- Goal
Look through the data for the string "this". Copy every line where it is found.

- Dataset entries
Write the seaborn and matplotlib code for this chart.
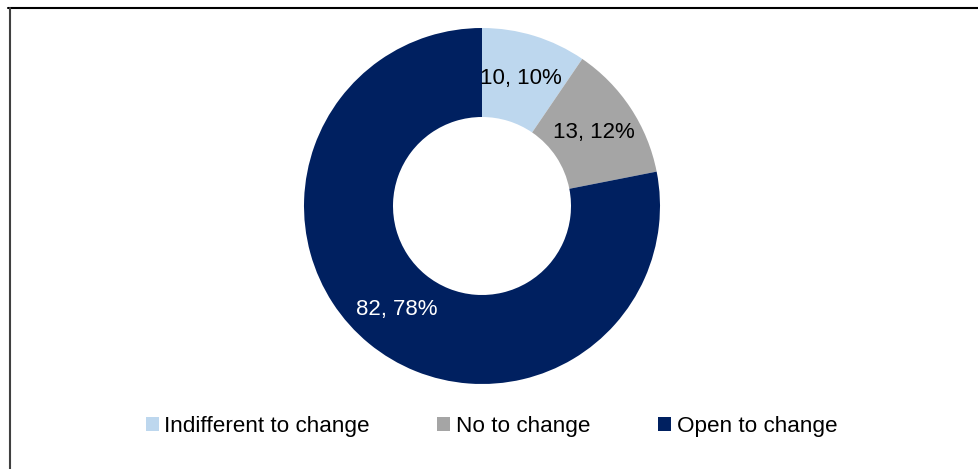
* * *
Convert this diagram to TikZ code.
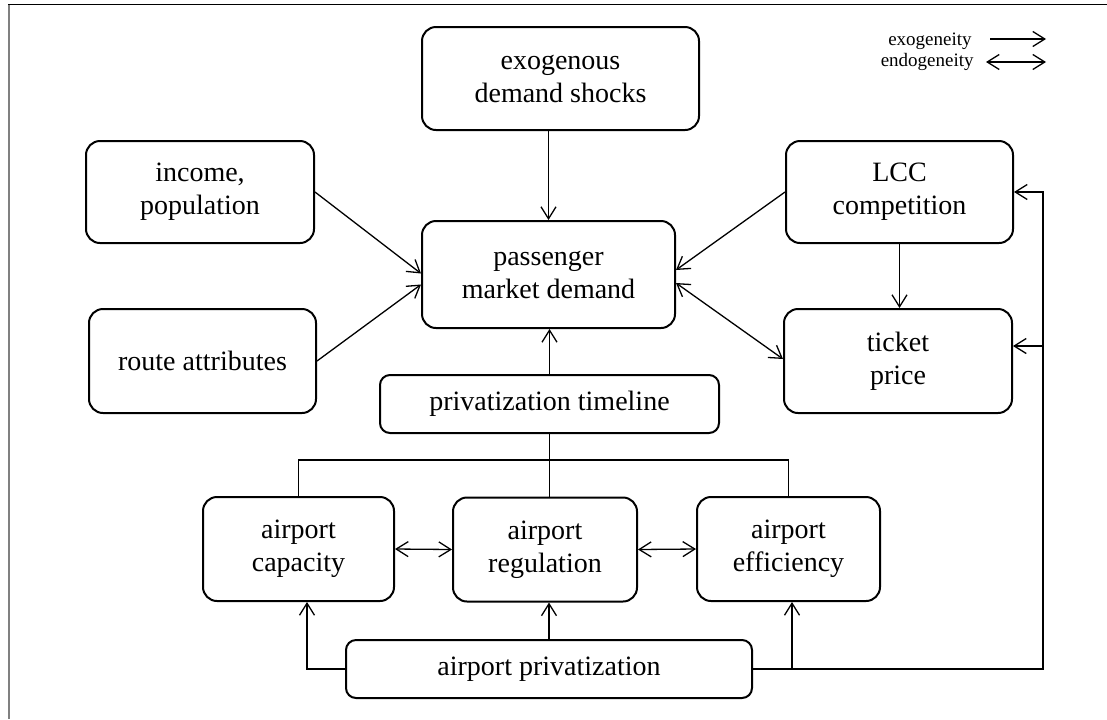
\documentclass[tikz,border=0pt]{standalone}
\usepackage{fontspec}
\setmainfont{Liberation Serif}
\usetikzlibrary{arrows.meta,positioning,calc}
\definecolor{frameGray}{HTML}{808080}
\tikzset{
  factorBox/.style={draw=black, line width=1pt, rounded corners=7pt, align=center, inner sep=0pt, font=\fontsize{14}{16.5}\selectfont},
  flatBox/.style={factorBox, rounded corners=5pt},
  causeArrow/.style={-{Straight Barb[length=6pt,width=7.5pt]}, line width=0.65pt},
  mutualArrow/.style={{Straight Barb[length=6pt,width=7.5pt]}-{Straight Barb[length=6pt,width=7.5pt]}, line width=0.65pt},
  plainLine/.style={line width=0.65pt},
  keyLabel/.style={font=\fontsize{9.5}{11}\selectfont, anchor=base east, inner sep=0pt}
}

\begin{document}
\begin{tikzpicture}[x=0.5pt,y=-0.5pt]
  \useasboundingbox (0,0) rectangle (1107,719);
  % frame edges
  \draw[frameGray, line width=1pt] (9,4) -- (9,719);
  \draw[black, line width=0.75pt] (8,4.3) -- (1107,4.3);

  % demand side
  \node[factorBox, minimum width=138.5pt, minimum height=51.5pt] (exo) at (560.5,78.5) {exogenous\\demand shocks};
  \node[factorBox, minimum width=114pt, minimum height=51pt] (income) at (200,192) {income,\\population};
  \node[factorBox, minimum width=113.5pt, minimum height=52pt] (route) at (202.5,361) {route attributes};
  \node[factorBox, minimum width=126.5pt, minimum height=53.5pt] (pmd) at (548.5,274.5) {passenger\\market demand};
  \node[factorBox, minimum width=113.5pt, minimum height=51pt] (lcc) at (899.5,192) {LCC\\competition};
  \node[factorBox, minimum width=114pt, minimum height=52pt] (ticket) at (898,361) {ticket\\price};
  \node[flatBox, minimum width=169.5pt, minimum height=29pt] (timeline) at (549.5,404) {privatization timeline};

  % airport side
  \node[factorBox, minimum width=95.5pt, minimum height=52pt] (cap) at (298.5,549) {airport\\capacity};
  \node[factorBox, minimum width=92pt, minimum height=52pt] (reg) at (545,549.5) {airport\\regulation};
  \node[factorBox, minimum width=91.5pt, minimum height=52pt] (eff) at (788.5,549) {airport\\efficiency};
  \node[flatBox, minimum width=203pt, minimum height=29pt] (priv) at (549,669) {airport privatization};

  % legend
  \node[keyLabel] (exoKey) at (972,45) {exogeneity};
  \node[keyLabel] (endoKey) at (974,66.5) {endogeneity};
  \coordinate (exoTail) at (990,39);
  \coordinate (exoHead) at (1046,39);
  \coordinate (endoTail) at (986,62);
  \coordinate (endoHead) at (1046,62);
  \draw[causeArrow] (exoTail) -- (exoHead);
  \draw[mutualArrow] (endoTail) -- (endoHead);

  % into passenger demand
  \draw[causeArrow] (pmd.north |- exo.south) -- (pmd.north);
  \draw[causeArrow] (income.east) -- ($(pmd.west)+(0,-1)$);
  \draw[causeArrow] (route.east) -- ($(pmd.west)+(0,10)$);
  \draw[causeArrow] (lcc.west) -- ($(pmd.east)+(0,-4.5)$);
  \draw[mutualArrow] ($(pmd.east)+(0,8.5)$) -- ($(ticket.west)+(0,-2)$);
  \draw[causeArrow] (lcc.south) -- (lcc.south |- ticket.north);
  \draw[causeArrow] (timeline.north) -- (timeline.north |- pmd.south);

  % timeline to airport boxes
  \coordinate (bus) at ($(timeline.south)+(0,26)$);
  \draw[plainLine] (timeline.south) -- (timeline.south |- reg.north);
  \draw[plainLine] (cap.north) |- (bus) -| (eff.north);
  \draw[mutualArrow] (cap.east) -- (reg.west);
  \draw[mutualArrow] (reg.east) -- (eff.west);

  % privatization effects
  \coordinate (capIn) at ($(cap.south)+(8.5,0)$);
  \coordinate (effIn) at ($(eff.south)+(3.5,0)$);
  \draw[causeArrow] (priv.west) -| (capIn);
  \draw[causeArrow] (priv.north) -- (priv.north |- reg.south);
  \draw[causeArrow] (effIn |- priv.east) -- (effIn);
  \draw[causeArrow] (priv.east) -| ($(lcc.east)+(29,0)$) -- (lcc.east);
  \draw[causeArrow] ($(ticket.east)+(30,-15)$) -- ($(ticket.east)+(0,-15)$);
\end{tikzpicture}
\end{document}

- Reply
Write the seaborn and matplotlib code for this chart.
Convert this diagram to TikZ code.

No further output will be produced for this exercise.